Most of THE CLIENTS also take delight in ‘going over changes’ over the phone, copying your boss on stinker mails, and making you feel redundant and worthless. They are the know-it-alls of the universe, who even when they hardly speak or write a grammatically right sentence insist that the ‘English is wrong. Don’t you have a native speaker?’

Being THE CLIENT suddenly also makes them language experts, creative whiz-kids and technological geniuses. They become the absolute authority on artwork, editorial, content, strategy and what not.

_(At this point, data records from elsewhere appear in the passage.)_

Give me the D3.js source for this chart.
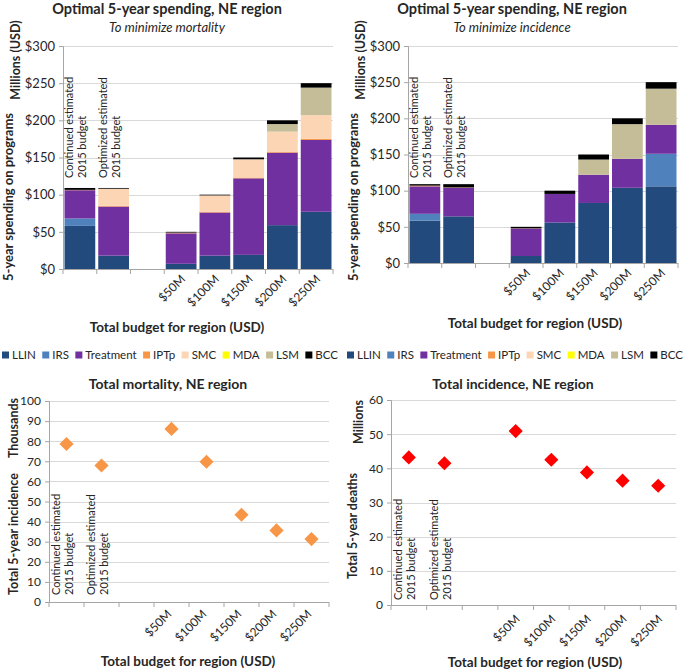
<!DOCTYPE html>
<html><head><meta charset="utf-8">
<script src="https://cdn.jsdelivr.net/npm/d3@7"></script>
<style>
body{margin:0;background:#fff;}
svg text{font-family:Lato,"Open Sans",sans-serif;fill:#262626;}
</style></head>
<body><svg id="c" width="685" height="671"></svg>
<script>
// ---------- DATA ----------
const categories = ["Continued estimated 2015 budget","Optimized estimated 2015 budget"," ","$50M","$100M","$150M","$200M","$250M"];
const tickLabels = ["","","","$50M","$100M","$150M","$200M","$250M"];
const programs = ["LLIN","IRS","Treatment","IPTp","SMC","MDA","LSM","BCC"];
const programColors = ["#234A7C","#4F81BD","#7030A0","#F79646","#FCD5B5","#FFFF00","#C4BD97","#000000"];

// spending to minimize mortality (millions USD)
const mortLLIN  = [58, 18, 0, 7, 18, 19, 59, 77];
const mortIRS   = [10, 0, 0, 0, 0, 0, 0, 0];
const mortTreat = [38, 66, 0, 41, 58, 103, 97.5, 96.6];
const mortIPTp  = [0.5, 1, 0, 0.5, 1, 1, 1, 1.4];
const mortSMC   = [0, 23, 0, 0.5, 22, 24.6, 27.3, 32];
const mortMDA   = [0, 0, 0, 0, 0, 0, 0, 0];
const mortLSM   = [0, 0, 0, 0, 0, 0, 10.2, 37];
const mortBCC   = [2.5, 1, 0, 1, 1, 2.4, 5, 6];

// spending to minimize incidence (millions USD)
const incLLIN  = [58.5, 64.5, 0, 9.7, 56, 83, 104, 106];
const incIRS   = [9.5, 0, 0, 0, 0, 0, 0, 45];
const incTreat = [38, 39.5, 0, 38, 39.5, 39, 40, 40];
const incIPTp  = [1, 0.5, 0, 0.3, 0, 0, 0, 0];
const incSMC   = [0, 0, 0, 0, 0, 0, 0, 0];
const incMDA   = [0, 0, 0, 0, 0, 0, 0, 0];
const incLSM   = [0, 0, 0, 0, 0, 21, 48, 50];
const incBCC   = [2, 4.5, 0, 2, 4.5, 7, 8, 9];

// outcomes
const totalMortality = [78.6, 67.9, null, 86.1, 69.8, 43.4, 35.6, 31.3]; // thousands
const totalIncidence = [43.2, 41.5, null, 50.9, 42.5, 38.8, 36.4, 34.9]; // millions

const yTicksSpend = [0,50,100,150,200,250,300];
const yTicksMort = [0,10,20,30,40,50,60,70,80,90,100];
const yTicksInc = [0,10,20,30,40,50,60];

// ---------- DRAW ----------
const svg = d3.select("#c");
const GRID = "#D9D9D9", AXIS = "#A6A6A6";

function buildRows(series){
  return categories.map((c,i)=>{
    const r = {cat:c};
    programs.forEach((p,j)=>{ r[p] = series[j][i]; });
    return r;
  });
}

function frame(o){
  const x = d3.scaleBand().domain(categories).range([o.x0,o.x1]).paddingInner(0).paddingOuter(0);
  const y = d3.scaleLinear().domain(o.domain).range([o.y0,o.y1]);
  const g = svg.append("g");
  g.selectAll(".gl").data(o.ticks.filter(t=>t>0)).join("line")
    .attr("x1",o.x0).attr("x2",o.x1).attr("y1",d=>Math.round(y(d))+0.5).attr("y2",d=>Math.round(y(d))+0.5)
    .attr("stroke",GRID).attr("stroke-width",1);
  const ya = d3.axisLeft(y).tickValues(o.ticks).tickFormat(o.fmt).tickSize(4).tickPadding(4);
  const yg = g.append("g").attr("transform",`translate(${o.x0},0)`).call(ya);
  yg.select(".domain").attr("stroke",AXIS);
  yg.selectAll(".tick line").attr("stroke",AXIS);
  yg.selectAll(".tick text").attr("font-size",o.tickFont).attr("fill","#262626").attr("font-family","Lato");
  return {x,y,g};
}

function xAxis(f,o){
  const {x,g} = f;
  const base = o.y0;
  g.append("line").attr("x1",o.x0).attr("x2",o.x1).attr("y1",base+0.5).attr("y2",base+0.5).attr("stroke",AXIS).attr("stroke-width",1);
  const edges = categories.map(c=>x(c)).concat([o.x1]);
  g.selectAll(".xt").data(edges).join("line")
    .attr("x1",d=>d).attr("x2",d=>d).attr("y1",base).attr("y2",base+5).attr("stroke",AXIS);
  g.selectAll(".xl").data(categories).join("text")
    .attr("transform",(d)=>`translate(${x(d)+x.bandwidth()/2+o.tlDx},${base+o.tlDy}) rotate(-45)`)
    .attr("text-anchor","end").attr("font-size",12).attr("dy","0.35em")
    .text((d,i)=>tickLabels[i]);
  [0,1].forEach(i=>{
    const parts = categories[i].split(" ");
    const l1 = parts[0]+" "+parts[1], l2 = parts[2]+" "+parts[3];
    const cx = x(categories[i]);
    g.append("text").attr("transform",`translate(${cx+o.inL1},${o.inBottom}) rotate(-90)`).attr("font-size",11).text(l1);
    g.append("text").attr("transform",`translate(${cx+o.inL2},${o.inBottom}) rotate(-90)`).attr("font-size",11).text(l2);
  });
  svg.append("text").attr("x",o.xtX).attr("y",o.xtY).attr("text-anchor","middle")
    .attr("font-size",13.5).attr("font-weight","bold").text("Total budget for region (USD)");
}

function rotLabel(txt,x,y,size){
  svg.append("text").attr("transform",`translate(${x},${y}) rotate(-90)`).attr("text-anchor","middle")
    .attr("font-size",size).attr("font-weight","bold").text(txt);
}

function title(txt,x,y,size){
  svg.append("text").attr("x",x).attr("y",y).attr("text-anchor","middle").attr("font-size",size).attr("font-weight","bold").text(txt);
}

function stacked(o, series){
  const f = frame(o);
  xAxis(f,o);
  const rows = buildRows(series);
  const stack = d3.stack().keys(programs)(rows);
  const bw = f.x.bandwidth();
  const layer = f.g.selectAll(".layer").data(stack).join("g").attr("fill",(d,i)=>programColors[i]);
  layer.selectAll("rect").data(d=>d.filter(s=>s[1]>s[0])).join("rect")
    .attr("x",d=>f.x(d.data.cat)+1.5).attr("width",bw-3)
    .attr("y",d=>f.y(d[1])).attr("height",d=>f.y(d[0])-f.y(d[1]));
}

function scatter(o, vals, color){
  const f = frame(o);
  const pts = categories.map((c,i)=>({c,v:vals[i]})).filter(d=>d.v!=null);
  const sym = d3.symbol().type(d3.symbolSquare).size(100);
  xAxis(f,o);
  f.g.selectAll(".pt").data(pts).join("path")
    .attr("d",sym)
    .attr("transform",d=>`translate(${f.x(d.c)+f.x.bandwidth()/2},${f.y(d.v)}) rotate(45)`)
    .attr("fill",color);
}

// Chart A: mortality spending
stacked({x0:63,x1:333,y0:269,y1:46,domain:[0,300],ticks:yTicksSpend,fmt:d=>"$"+d,tickFont:13,
  tlDx:2,tlDy:8,inL1:10,inL2:23,inBottom:178,xtX:177,xtY:332},
  [mortLLIN,mortIRS,mortTreat,mortIPTp,mortSMC,mortMDA,mortLSM,mortBCC]);
title("Optimal 5-year spending, NE region",167,14,14.5);
svg.append("text").attr("x",167).attr("y",31.5).attr("text-anchor","middle").attr("font-size",13).attr("font-style","italic").text("To minimize mortality");
rotLabel("Millions (USD)",20,60,12.5);
rotLabel("5-year spending on programs",13,197,13);

// Chart B: incidence spending
stacked({x0:408,x1:678,y0:263,y1:46,domain:[0,300],ticks:yTicksSpend,fmt:d=>"$"+d,tickFont:13,
  tlDx:2,tlDy:8,inL1:10,inL2:23,inBottom:178,xtX:535,xtY:328},
  [incLLIN,incIRS,incTreat,incIPTp,incSMC,incMDA,incLSM,incBCC]);
title("Optimal 5-year spending, NE region",512,14,14.5);
svg.append("text").attr("x",512).attr("y",31.5).attr("text-anchor","middle").attr("font-size",13).attr("font-style","italic").text("To minimize incidence");
rotLabel("Millions (USD)",365,60,12.5);
rotLabel("5-year spending on programs",358,197,13);

// Legends
function legend(x0,width,y){
  const fs = 11.5;
  const g = svg.append("g");
  const texts = programs.map(p=>g.append("text").attr("y",y+4).attr("font-size",fs).text(p));
  const widths = texts.map(t=>t.node().getComputedTextLength());
  const gap = (width - d3.sum(widths) - programs.length*10)/(programs.length-1);
  let x = x0;
  programs.forEach((p,i)=>{
    g.append("rect").attr("x",x).attr("y",y-3.5).attr("width",7).attr("height",7).attr("fill",programColors[i]);
    texts[i].attr("x",x+10);
    x += 10 + widths[i] + gap;
  });
}
legend(2,336,355);
legend(347,336,355);

// Chart C: total mortality
scatter({x0:49,x1:329,y0:602,y1:401,domain:[0,100],ticks:yTicksMort,fmt:d=>d,tickFont:12,
  tlDx:-2,tlDy:10,inL1:11,inL2:24,inBottom:595,xtX:188,xtY:666},totalMortality,"#F79646");
title("Total mortality, NE region",168,389,14);
rotLabel("Thousands",18,428,12.5);
rotLabel("Total 5-year incidence",18,534,12.5);

// Chart D: total incidence
scatter({x0:391,x1:676,y0:605,y1:400,domain:[0,60],ticks:yTicksInc,fmt:d=>d,tickFont:12,
  tlDx:2,tlDy:12,inL1:11,inL2:24,inBottom:600,xtX:535,xtY:667},totalIncidence,"#FF0000");
title("Total incidence, NE region",513,389,14);
rotLabel("Millions",363,422,12.5);
rotLabel("Total 5-year deaths",357,526,12.5);
</script></body></html>
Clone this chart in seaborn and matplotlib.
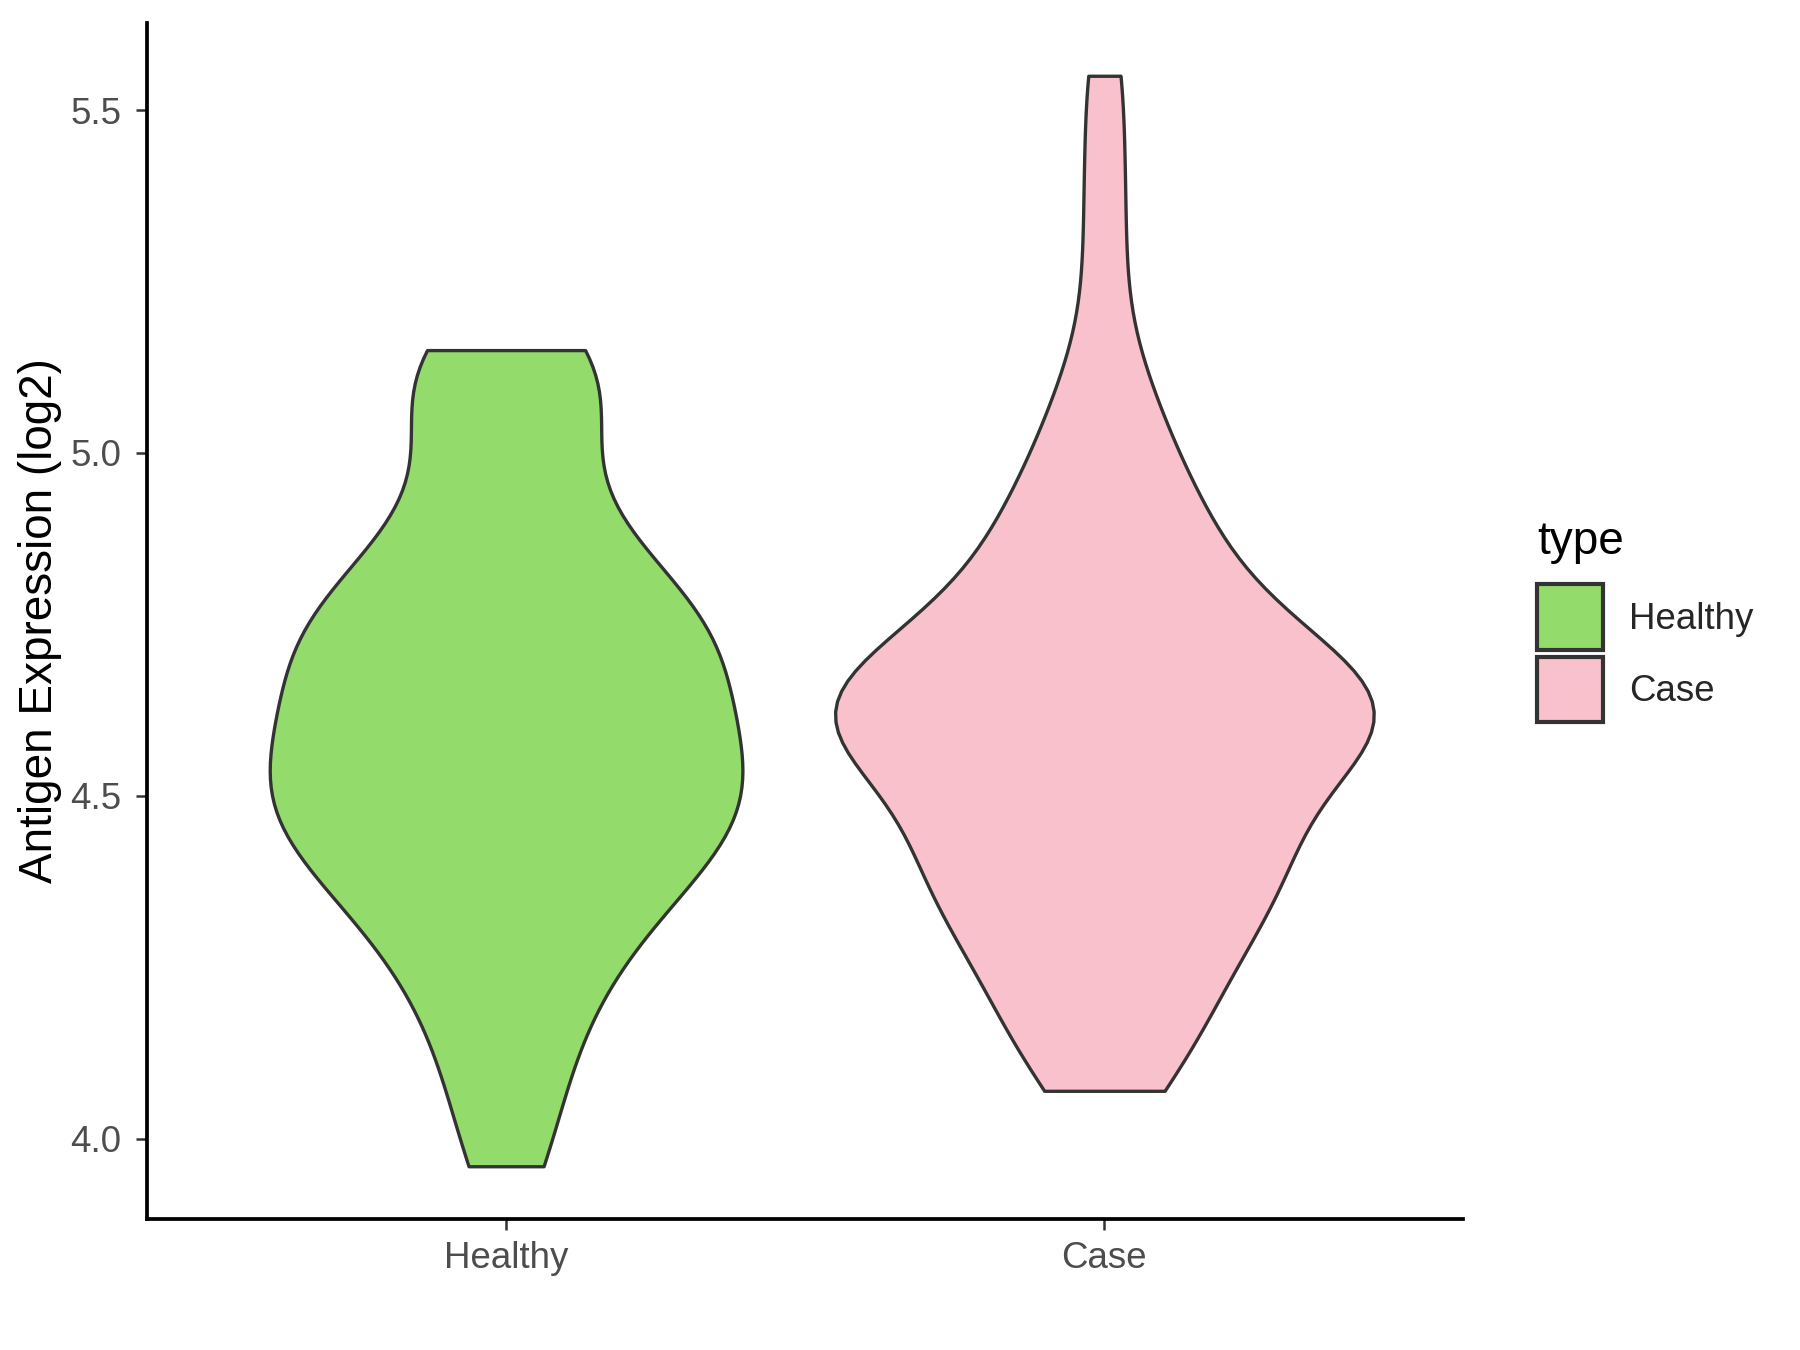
import numpy as np
import pandas as pd
import matplotlib
matplotlib.use("Agg")
import matplotlib.pyplot as plt
from matplotlib.patches import Patch
import seaborn as sns

# expression values (log2)
healthy = [3.96, 4.07, 4.15, 4.22, 4.27, 4.31, 4.35, 4.38, 4.41, 4.43, 4.45, 4.47,
           4.49, 4.51, 4.53, 4.55, 4.57, 4.59, 4.62, 4.65, 4.68, 4.70, 4.72, 4.74,
           4.76, 4.78, 4.81, 4.85, 4.90, 4.96, 5.06, 5.10, 5.13, 5.15]
case = [4.07, 4.09, 4.12, 4.16, 4.19, 4.21, 4.24, 4.26, 4.29, 4.31, 4.325, 4.34,
        4.36, 4.375, 4.39, 4.405, 4.415, 4.43, 4.44, 4.465, 4.48, 4.49, 4.515,
        4.54, 4.555, 4.565, 4.575, 4.585, 4.595, 4.605, 4.61, 4.615, 4.62, 4.625,
        4.63, 4.635, 4.645, 4.655, 4.665, 4.68, 4.69, 4.705, 4.72, 4.73, 4.745,
        4.76, 4.79, 4.81, 4.835, 4.86, 4.885, 4.91, 4.935, 4.97, 5.02, 5.07, 5.12,
        5.26, 5.40, 5.55]
groups = ["Healthy", "Case"]
colors = {"Healthy": "#93DC6C", "Case": "#F8C1CB"}
yticks = [4.0, 4.5, 5.0, 5.5]

# per-group kernel smoothing and violin width (area-scaled like the original)
bw_adjust = {"Healthy": 0.7, "Case": 0.72}
widths = {"Healthy": 0.79, "Case": 0.9}

df = pd.DataFrame({
    "value": healthy + case,
    "type": ["Healthy"] * len(healthy) + ["Case"] * len(case),
})

sns.set_style("white")
plt.rcParams["font.family"] = ["Liberation Sans", "DejaVu Sans"]

fig = plt.figure(figsize=(6, 4.5), dpi=300)
ax = fig.add_axes([0.0817, 0.097, 0.7313, 0.886])

for g in groups:
    sns.violinplot(data=df[df["type"] == g], x="type", y="value", hue="type",
                   order=groups, hue_order=groups, palette=colors, saturation=1,
                   cut=0, inner=None, width=widths[g], bw_adjust=bw_adjust[g],
                   linewidth=0.8, linecolor="#333333", legend=False, ax=ax)

ax.set_xlim(-0.6, 1.6)
ax.set_ylim(3.883, 5.627)
ax.set_yticks(yticks)
ax.set_yticklabels([f"{v:.1f}" for v in yticks])
ax.set_xlabel("")
ax.set_ylabel("Antigen Expression (log2)", fontsize=11, color="black", labelpad=2)
ax.tick_params(axis="both", labelsize=8.8, labelcolor="#4D4D4D", color="#333333",
               length=2.7, width=0.6, direction="out", left=True, bottom=True)
ax.tick_params(axis="x", pad=2.5)
for side in ["top", "right"]:
    ax.spines[side].set_visible(False)
for side in ["left", "bottom"]:
    ax.spines[side].set_color("black")
    ax.spines[side].set_linewidth(0.9)

handles = [Patch(facecolor=colors[g], edgecolor="#333333", linewidth=1.0, label=g)
           for g in groups]
leg = ax.legend(handles=handles, loc="center left", bbox_to_anchor=(1.031, 0.5),
                title="type", frameon=False, fontsize=8.8, title_fontsize=11,
                handlelength=1.8, handleheight=2.37, labelspacing=0.19,
                handletextpad=0.7, alignment="left")
leg.get_title().set_color("black")
leg._legend_box.sep = 5

fig.savefig("out.png", dpi=300)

Being in power gives them the authority to judge any work of merit, using their limited knowledge, understanding and talent. They evaluate even outstanding work based on their skewed, ill-informed views. They are often so bad that they simply don’t have the ability to distinguish what is good and what is bad.

So what is that makes ordinary minions evolve into moronic monsters once they are in power? Is it the classic case of power corrupting?

Honestly, we will perhaps never find an answer to that. That is not because there are a few exceptionally good managers amongst us.

We will never discover the truth because the world today has more monsters than minions.

As ordinary minions who must get along with life even when you are rebuked, your ego trodden upon, your sense of self-worth decimated and your worth seriously challenged, there is only one way to survive: To whine. Whine to your heart’s content, get that negativity out of your system, and continue to trudge on.

The more monsters you have to deal with on a daily basis, your circle of whining will widen, until the day comes, if you are lucky, to eventually escape from minion-hood. Until that golden age of freedom, let whining prevail.